◆ Request ◆
Copy the data that follows, character for character, minus the pictures.
★ ★ ★ ★
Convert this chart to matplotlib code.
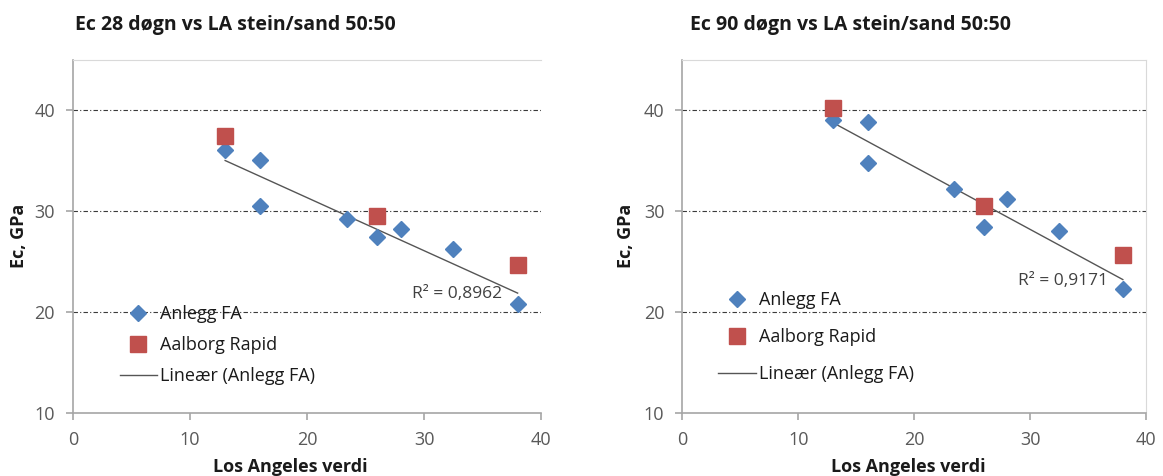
import numpy as np
import matplotlib.pyplot as plt

plt.rcParams['font.family'] = ['Open Sans', 'DejaVu Sans']

# Los Angeles value vs E-modulus, 28 and 90 days
anlegg_la = [13, 16, 16, 23.4, 26, 28, 32.5, 38]
anlegg_ec28 = [36.0, 35.0, 30.5, 29.2, 27.4, 28.2, 26.2, 20.8]
anlegg_ec90 = [39.0, 38.8, 34.8, 32.2, 28.4, 31.2, 28.0, 22.3]

aalborg_la = [13, 26, 38]
aalborg_ec28 = [37.4, 29.5, 24.7]
aalborg_ec90 = [40.2, 30.5, 25.6]

r2_28 = 0.8962
r2_90 = 0.9171

titles = ['Ec 28 døgn vs LA stein/sand 50:50', 'Ec 90 døgn vs LA stein/sand 50:50']

BLUE = '#4F81BD'
RED = '#C0504D'
TXT = '#595959'

fig = plt.figure(figsize=(11.63, 4.76), dpi=100)
ax1 = fig.add_axes([0.0628, 0.1324, 0.4024, 0.7426])
ax2 = fig.add_axes([0.5867, 0.1324, 0.3987, 0.7426])


def draw(ax, ec_anlegg, ec_aalborg, r2, r2_xy, leg_xy, leg_spacing, frame_right):
    ax.set_xlim(0, 40)
    ax.set_ylim(10, 45)
    ax.set_xticks([0, 10, 20, 30, 40])
    ax.set_yticks([10, 20, 30, 40])
    for v in [20, 30, 40]:
        ax.axhline(v, color='#3a3a3a', lw=0.8, ls=(0, (4, 2, 1, 2)), zorder=1)

    # linear trend of Anlegg FA
    k, m = np.polyfit(anlegg_la, ec_anlegg, 1)
    xs = np.array([min(anlegg_la), max(anlegg_la)])
    ax.plot(anlegg_la, ec_anlegg, 'D', color=BLUE, ms=8.5, mec=BLUE, label='Anlegg FA', zorder=3)
    ax.plot(aalborg_la, ec_aalborg, 's', color=RED, ms=11, mec=RED, label='Aalborg Rapid', zorder=4)
    ax.plot(xs, k * xs + m, color='#555555', lw=1.0, label='Lineær (Anlegg FA)', zorder=2)

    ax.text(r2_xy[0], r2_xy[1], 'R² = ' + f'{r2:.4f}'.replace('.', ','),
            fontsize=12.5, color='#404040', ha='center', va='center', zorder=5)

    for side in ['left', 'bottom']:
        ax.spines[side].set_color('#a6a6a6')
        ax.spines[side].set_linewidth(1.2)
    ax.spines['top'].set_color('#d9d9d9')
    ax.spines['right'].set_color('#d9d9d9')
    ax.spines['right'].set_visible(frame_right)
    ax.tick_params(colors='#a6a6a6', labelcolor=TXT, labelsize=13, length=5, width=1.2, pad=8)
    ax.set_ylabel('Ec, GPa', fontsize=13, fontweight='bold', color='#1a1a1a')
    ax.set_xlabel('Los Angeles verdi', fontsize=13, fontweight='bold', color='#1a1a1a')

    leg = ax.legend(loc='upper left', bbox_to_anchor=leg_xy, frameon=False,
                    fontsize=13, labelspacing=leg_spacing, handlelength=2.05,
                    handletextpad=0.2, borderaxespad=0, borderpad=0)
    for t in leg.get_texts():
        t.set_color('#1a1a1a')


draw(ax1, anlegg_ec28, aalborg_ec28, r2_28, (32.8, 21.8), (0.10, 0.305), 0.72, False)
draw(ax2, anlegg_ec90, aalborg_ec90, r2_90, (32.8, 23.1), (0.078, 0.345), 1.05, True)
ax1.yaxis.set_label_coords(-0.096, 0.5)
ax2.yaxis.set_label_coords(-0.101, 0.5)
ax1.xaxis.set_label_coords(0.465, -0.128)
ax2.xaxis.set_label_coords(0.487, -0.128)

fig.text(0.0645, 0.948, titles[0], fontsize=14, fontweight='bold', va='center', color='#1a1a1a')
fig.text(0.5935, 0.948, titles[1], fontsize=14, fontweight='bold', va='center', color='#1a1a1a')

fig.savefig('out.png', dpi=100)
★ ★ ★ ★
◆ Result for this task ◆
Convert this chart to matplotlib code.
import numpy as np
import matplotlib.pyplot as plt

plt.rcParams['font.family'] = ['Open Sans', 'DejaVu Sans']

# Los Angeles value vs E-modulus, 28 and 90 days
anlegg_la = [13, 16, 16, 23.4, 26, 28, 32.5, 38]
anlegg_ec28 = [36.0, 35.0, 30.5, 29.2, 27.4, 28.2, 26.2, 20.8]
anlegg_ec90 = [39.0, 38.8, 34.8, 32.2, 28.4, 31.2, 28.0, 22.3]

aalborg_la = [13, 26, 38]
aalborg_ec28 = [37.4, 29.5, 24.7]
aalborg_ec90 = [40.2, 30.5, 25.6]

r2_28 = 0.8962
r2_90 = 0.9171

titles = ['Ec 28 døgn vs LA stein/sand 50:50', 'Ec 90 døgn vs LA stein/sand 50:50']

BLUE = '#4F81BD'
RED = '#C0504D'
TXT = '#595959'

fig = plt.figure(figsize=(11.63, 4.76), dpi=100)
ax1 = fig.add_axes([0.0628, 0.1324, 0.4024, 0.7426])
ax2 = fig.add_axes([0.5867, 0.1324, 0.3987, 0.7426])


def draw(ax, ec_anlegg, ec_aalborg, r2, r2_xy, leg_xy, leg_spacing, frame_right):
    ax.set_xlim(0, 40)
    ax.set_ylim(10, 45)
    ax.set_xticks([0, 10, 20, 30, 40])
    ax.set_yticks([10, 20, 30, 40])
    for v in [20, 30, 40]:
        ax.axhline(v, color='#3a3a3a', lw=0.8, ls=(0, (4, 2, 1, 2)), zorder=1)

    # linear trend of Anlegg FA
    k, m = np.polyfit(anlegg_la, ec_anlegg, 1)
    xs = np.array([min(anlegg_la), max(anlegg_la)])
    ax.plot(anlegg_la, ec_anlegg, 'D', color=BLUE, ms=8.5, mec=BLUE, label='Anlegg FA', zorder=3)
    ax.plot(aalborg_la, ec_aalborg, 's', color=RED, ms=11, mec=RED, label='Aalborg Rapid', zorder=4)
    ax.plot(xs, k * xs + m, color='#555555', lw=1.0, label='Lineær (Anlegg FA)', zorder=2)

    ax.text(r2_xy[0], r2_xy[1], 'R² = ' + f'{r2:.4f}'.replace('.', ','),
            fontsize=12.5, color='#404040', ha='center', va='center', zorder=5)

    for side in ['left', 'bottom']:
        ax.spines[side].set_color('#a6a6a6')
        ax.spines[side].set_linewidth(1.2)
    ax.spines['top'].set_color('#d9d9d9')
    ax.spines['right'].set_color('#d9d9d9')
    ax.spines['right'].set_visible(frame_right)
    ax.tick_params(colors='#a6a6a6', labelcolor=TXT, labelsize=13, length=5, width=1.2, pad=8)
    ax.set_ylabel('Ec, GPa', fontsize=13, fontweight='bold', color='#1a1a1a')
    ax.set_xlabel('Los Angeles verdi', fontsize=13, fontweight='bold', color='#1a1a1a')

    leg = ax.legend(loc='upper left', bbox_to_anchor=leg_xy, frameon=False,
                    fontsize=13, labelspacing=leg_spacing, handlelength=2.05,
                    handletextpad=0.2, borderaxespad=0, borderpad=0)
    for t in leg.get_texts():
        t.set_color('#1a1a1a')


draw(ax1, anlegg_ec28, aalborg_ec28, r2_28, (32.8, 21.8), (0.10, 0.305), 0.72, False)
draw(ax2, anlegg_ec90, aalborg_ec90, r2_90, (32.8, 23.1), (0.078, 0.345), 1.05, True)
ax1.yaxis.set_label_coords(-0.096, 0.5)
ax2.yaxis.set_label_coords(-0.101, 0.5)
ax1.xaxis.set_label_coords(0.465, -0.128)
ax2.xaxis.set_label_coords(0.487, -0.128)

fig.text(0.0645, 0.948, titles[0], fontsize=14, fontweight='bold', va='center', color='#1a1a1a')
fig.text(0.5935, 0.948, titles[1], fontsize=14, fontweight='bold', va='center', color='#1a1a1a')

fig.savefig('out.png', dpi=100)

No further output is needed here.